- Data for this exercise

(begin)

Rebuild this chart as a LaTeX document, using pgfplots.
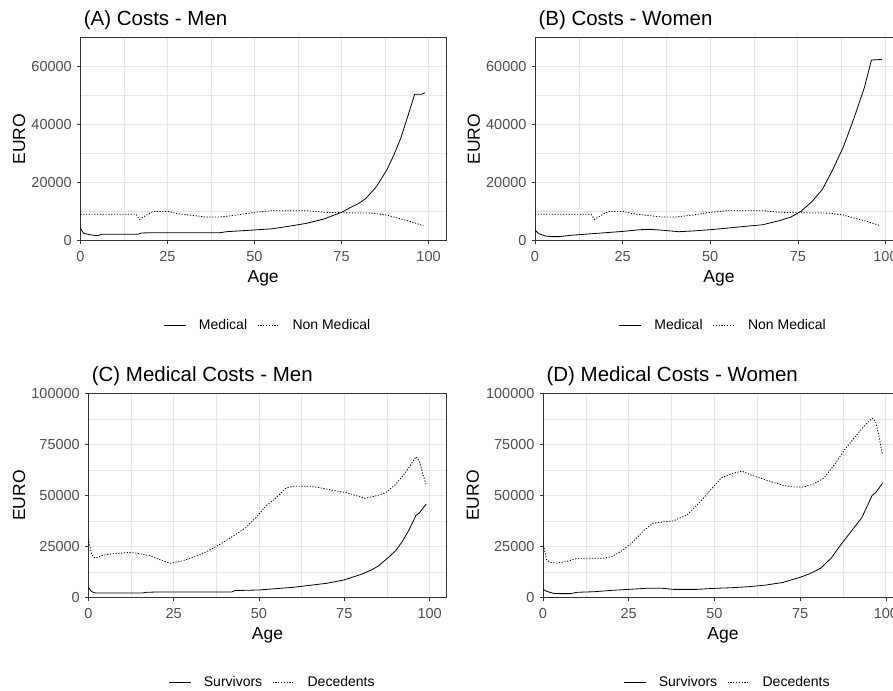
\documentclass[border=0pt]{standalone}
\usepackage{fontspec}
\setmainfont{Liberation Sans}
\usepackage{pgfplots}
\pgfplotsset{compat=1.18}
\definecolor{gridc}{HTML}{E6E6E6}
\definecolor{bordc}{HTML}{333333}
\definecolor{tickc}{HTML}{4D4D4D}
\pgfplotsset{
  panel/.style={
    scale only axis, anchor=south west,
    xmin=0, xmax=105, ymin=0,
    xtick={0,25,50,75,100}, minor xtick={12.5,37.5,62.5,87.5},
    grid=both,
    major grid style={line width=0.8pt, color=gridc},
    minor grid style={line width=0.45pt, color=gridc},
    tick pos=left, tick align=outside,
    major tick length=3.5pt, minor tick length=0pt,
    tick style={bordc, line width=0.7pt},
    axis line style={bordc, line width=0.8pt},
    ticklabel style={font=\fontsize{14.5}{16}\selectfont, text=tickc},
    xticklabel style={yshift=-4pt},
    yticklabel style={xshift=-1.5pt},
    /pgf/number format/fixed,
    /pgf/number format/precision=0,
    /pgf/number format/1000 sep={},
    /pgf/number format/assume math mode=true,
    scaled ticks=false,
    every axis title/.style={at={(axis description cs:0,1)}, anchor=base west, yshift=11.7pt, font=\fontsize{20.5}{24}\selectfont},
    xlabel=Age, ylabel=EURO,
    every axis x label/.style={at={(axis description cs:0.5,0)}, anchor=base, yshift=-42.3pt, font=\fontsize{17.5}{20}\selectfont},
    every axis y label/.style={rotate=90, anchor=base, font=\fontsize{17.5}{20}\selectfont},
    legend style={draw=none, fill=none, font=\fontsize{14}{16}\selectfont, anchor=center, legend columns=2,
      /tikz/every even column/.append style={column sep=8pt}},
    legend image code/.code={\draw[#1] (0pt,0pt) -- (22pt,0pt); \path[draw=none,fill=none] (22pt,0pt) -- (33pt,0pt);},
  },
  sol/.style={black, line width=0.8pt},
  dot/.style={black, line width=0.8pt, dash pattern=on 1.2pt off 1.6pt},
}
\begin{document}
\begin{tikzpicture}
% (A)
\begin{axis}[panel, at={(80.3pt,449.3pt)}, width=365.7pt, height=203pt,
  ymax=70000, ytick={0,20000,40000,60000}, minor ytick={10000,30000,50000,70000},
  title={(A) Costs - Men},
  ylabel style={at={(axis description cs:-0.1512,0.5)}},
  legend style={at={(axis description cs:0.513,-0.415)}}]
\addplot[sol] coordinates {(0,4250) (1,2500) (3,2000) (5,1700) (6,2200) (10,2200) (16.5,2200) (17.5,2650) (20,2750) (30,2750) (40,2750) (42,3100) (50,3700) (55,4100) (60,5000) (65,6000) (70,7500) (75,9800) (78,11700) (80,12900) (82,14600) (85,18600) (88,24400) (90,29500) (92,35300) (94,42800) (96,50500) (98,50500) (99,51000)};
\addlegendentry{Medical}
\addplot[dot] coordinates {(0,9100) (16,9100) (17,7350) (19,8850) (21,10100) (25,10100) (28,9300) (33,8600) (36,8150) (40,8150) (45,8850) (50,9800) (55,10350) (65,10350) (70,9800) (75,9650) (84,9500) (88,8850) (90,8150) (94,6900) (97,5750) (98.5,5200)};
\addlegendentry{Non Medical}
\end{axis}
% (B)
\begin{axis}[panel, at={(535pt,449.3pt)}, width=368pt, height=203pt,
  ymax=70000, ytick={0,20000,40000,60000}, minor ytick={10000,30000,50000,70000},
  title={(B) Costs - Women},
  ylabel style={at={(axis description cs:-0.1495,0.5)}},
  legend style={at={(axis description cs:0.512,-0.415)}}]
\addplot[sol] coordinates {(0,3700) (1,2500) (3,1600) (5,1400) (7,1400) (10,1850) (15,2300) (20,2750) (25,3200) (30,3800) (33,3900) (37,3550) (41,3100) (45,3350) (50,3800) (55,4350) (60,4950) (65,5500) (70,7000) (73,8150) (76,10250) (79,13450) (82,17700) (85,24600) (88,32400) (91,42200) (94,52900) (96,62300) (99,62500)};
\addlegendentry{Medical}
\addplot[dot] coordinates {(0,9100) (16,9100) (17,7350) (19,8850) (21,10100) (25,10100) (28,9300) (33,8600) (36,8150) (40,8150) (45,8850) (50,9800) (55,10350) (65,10350) (70,9800) (75,9650) (84,9500) (88,8850) (90,8150) (94,6900) (97,5750) (98.5,5200)};
\addlegendentry{Non Medical}
\end{axis}
% (C)
\begin{axis}[panel, at={(88.3pt,92.7pt)}, width=358.4pt, height=203.8pt,
  ymax=100000, ytick={0,25000,50000,75000,100000}, minor ytick={12500,37500,62500,87500},
  title={(C) Medical Costs - Men},
  ylabel style={at={(axis description cs:-0.1766,0.5)}},
  legend style={at={(axis description cs:0.514,-0.4156)}}]
\addplot[sol] coordinates {(0,4750) (1,2800) (2,2150) (16,2150) (17,2450) (20,2600) (42,2600) (43,3300) (50,3600) (55,4250) (60,4900) (65,5900) (70,6900) (75,8550) (80,11300) (83,13450) (85,15400) (88,19700) (90,22800) (92,27400) (94,33200) (96,40200) (97,41400) (99,45800)};
\addlegendentry{Survivors}
\addplot[dot] coordinates {(0,28600) (1,20900) (2,19200) (4,20500) (7,21300) (12,22000) (14,21700) (18,20400) (21,18400) (24,16700) (27,17600) (30,19200) (33,21000) (36,23600) (40,27400) (43,30700) (46,34000) (49,38900) (52,44700) (55,48800) (58,53700) (60,54500) (65,54500) (68,53700) (72,52400) (76,51200) (79,49600) (81,48600) (84,49600) (87,51200) (90,55300) (93,61400) (96,69000) (97,66800) (98,60300) (99,55300)};
\addlegendentry{Decedents}
\end{axis}
% (D)
\begin{axis}[panel, at={(543pt,92.7pt)}, width=360pt, height=203.8pt,
  ymax=100000, ytick={0,25000,50000,75000,100000}, minor ytick={12500,37500,62500,87500},
  title={(D) Medical Costs - Women},
  ylabel style={at={(axis description cs:-0.178,0.5)}},
  legend style={at={(axis description cs:0.5125,-0.4156)}}]
\addplot[sol] coordinates {(0,4050) (1,2950) (3,1950) (5,1800) (8,1800) (10,2450) (15,2750) (20,3400) (25,3900) (30,4400) (35,4400) (38,3900) (45,3900) (50,4400) (55,4700) (60,5200) (65,6000) (70,7300) (75,9800) (78,11700) (81,14300) (84,19100) (87,26100) (90,32600) (93,39100) (96,50000) (97,51300) (99,55900)};
\addlegendentry{Survivors}
\addplot[dot] coordinates {(0,26900) (1,18700) (2,17100) (4,16800) (7,17600) (10,19100) (13,19200) (17,19100) (20,19900) (23,22800) (26,26900) (29,32100) (32,36300) (35,37000) (38,37500) (42,40400) (46,47200) (49,52900) (52,58600) (55,60700) (58,61900) (61,59800) (64,58100) (67,56500) (70,54900) (73,54100) (76,54100) (79,55700) (82,58600) (85,65100) (88,72500) (91,78700) (94,84700) (96,87900) (97,86300) (98,79000) (99,70000)};
\addlegendentry{Decedents}
\end{axis}
\pgfresetboundingbox
\path (0pt,0pt) rectangle (893pt,690pt);
\end{tikzpicture}
\end{document}
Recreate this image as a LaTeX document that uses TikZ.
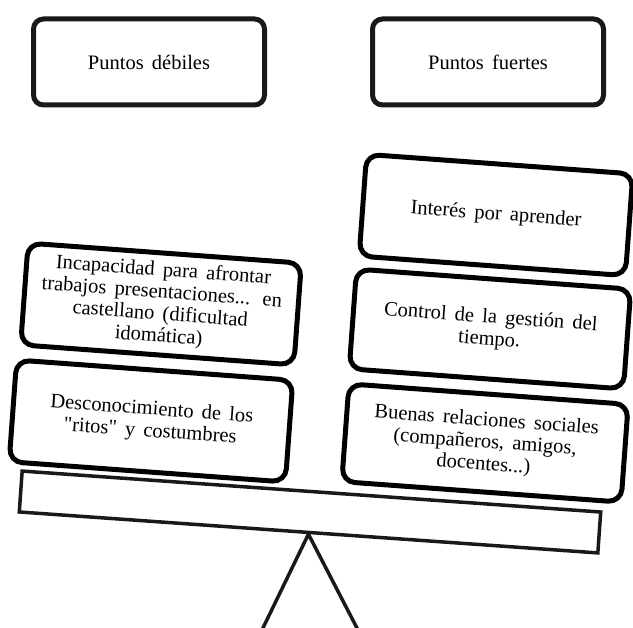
\documentclass[tikz,border=0pt]{standalone}
\usepackage{fontspec}
\setmainfont{Liberation Serif}[WordSpace=1.6]
\begin{document}
\begin{tikzpicture}[x=1pt,y=-1pt,
  headbox/.style={draw=black!90, line width=5pt, rounded corners=10pt, fill=white,
    minimum width=231pt, minimum height=86pt, inner sep=0pt,
    font=\fontsize{20.5}{22}\selectfont},
  card/.style={draw=black, line width=5pt, rounded corners=13pt, fill=white,
    rotate=-4.2, align=center, inner sep=0pt,
    font=\fontsize{20.5}{22}\selectfont},
  beamstyle/.style={draw=black!90, line width=3.5pt, fill=white, rotate=-4.05,
    minimum width=580pt, minimum height=41pt, inner sep=0pt},
  support/.style={draw=black!90, line width=3.5pt, line join=round}
]
\useasboundingbox (0,0) rectangle (633,628);
\clip (0,0) rectangle (633,628);

% header boxes
\node[headbox] (weak) at (149,62) {Puntos débiles};
\node[headbox] (strong) at (488,62) {Puntos fuertes};

% beam and support
\node[beamstyle] (beam) at (310,512) {};
\coordinate (baseL) at (261.5,631);
\coordinate (baseR) at (358.5,631);
\draw[support] (beam.south) -- (baseL) -- (baseR) -- cycle;

% weak points
\node[card, minimum width=274pt, minimum height=102pt] (w1) at (161,304)
  {Incapacidad para afrontar\\trabajos presentaciones...\hspace{0.6em}en\\castellano (dificultad\\idomática)};
\node[card, minimum width=277pt, minimum height=102pt] (w2) at (151,421)
  {Desconocimiento de los\\\textquotedbl ritos\textquotedbl{} y costumbres};

% strong points
\node[card, minimum width=267pt, minimum height=102pt] (s1) at (496,215)
  {Interés por aprender};
\node[card, minimum width=275pt, minimum height=100pt] (s2) at (490,329)
  {Control de la gestión del\\tiempo.};
\node[card, minimum width=280pt, minimum height=98pt] (s3) at (485,443)
  {Buenas relaciones sociales\\(compañeros, amigos,\\docentes...)};
\end{tikzpicture}
\end{document}
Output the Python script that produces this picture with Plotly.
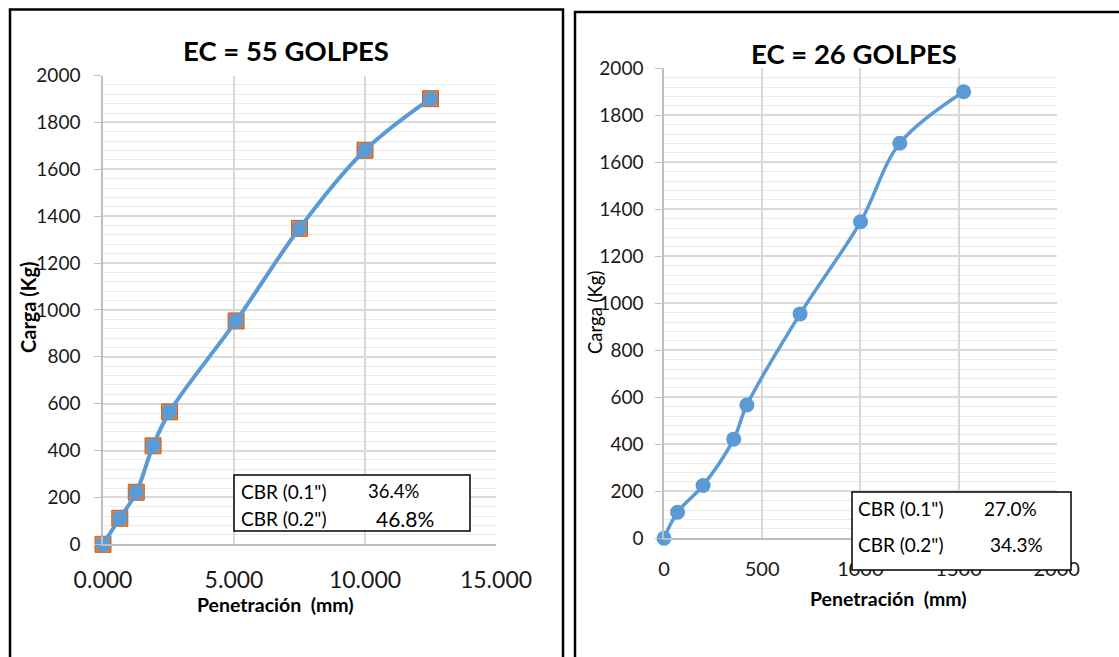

(end)

Leave the pictures out and copy exactly the lines from the one with "Recreate this image" to the one with "(strong) at (488,62)", both included.

- Exercise result
Recreate this image as a LaTeX document that uses TikZ.
\documentclass[tikz,border=0pt]{standalone}
\usepackage{fontspec}
\setmainfont{Liberation Serif}[WordSpace=1.6]
\begin{document}
\begin{tikzpicture}[x=1pt,y=-1pt,
  headbox/.style={draw=black!90, line width=5pt, rounded corners=10pt, fill=white,
    minimum width=231pt, minimum height=86pt, inner sep=0pt,
    font=\fontsize{20.5}{22}\selectfont},
  card/.style={draw=black, line width=5pt, rounded corners=13pt, fill=white,
    rotate=-4.2, align=center, inner sep=0pt,
    font=\fontsize{20.5}{22}\selectfont},
  beamstyle/.style={draw=black!90, line width=3.5pt, fill=white, rotate=-4.05,
    minimum width=580pt, minimum height=41pt, inner sep=0pt},
  support/.style={draw=black!90, line width=3.5pt, line join=round}
]
\useasboundingbox (0,0) rectangle (633,628);
\clip (0,0) rectangle (633,628);

% header boxes
\node[headbox] (weak) at (149,62) {Puntos débiles};
\node[headbox] (strong) at (488,62) {Puntos fuertes};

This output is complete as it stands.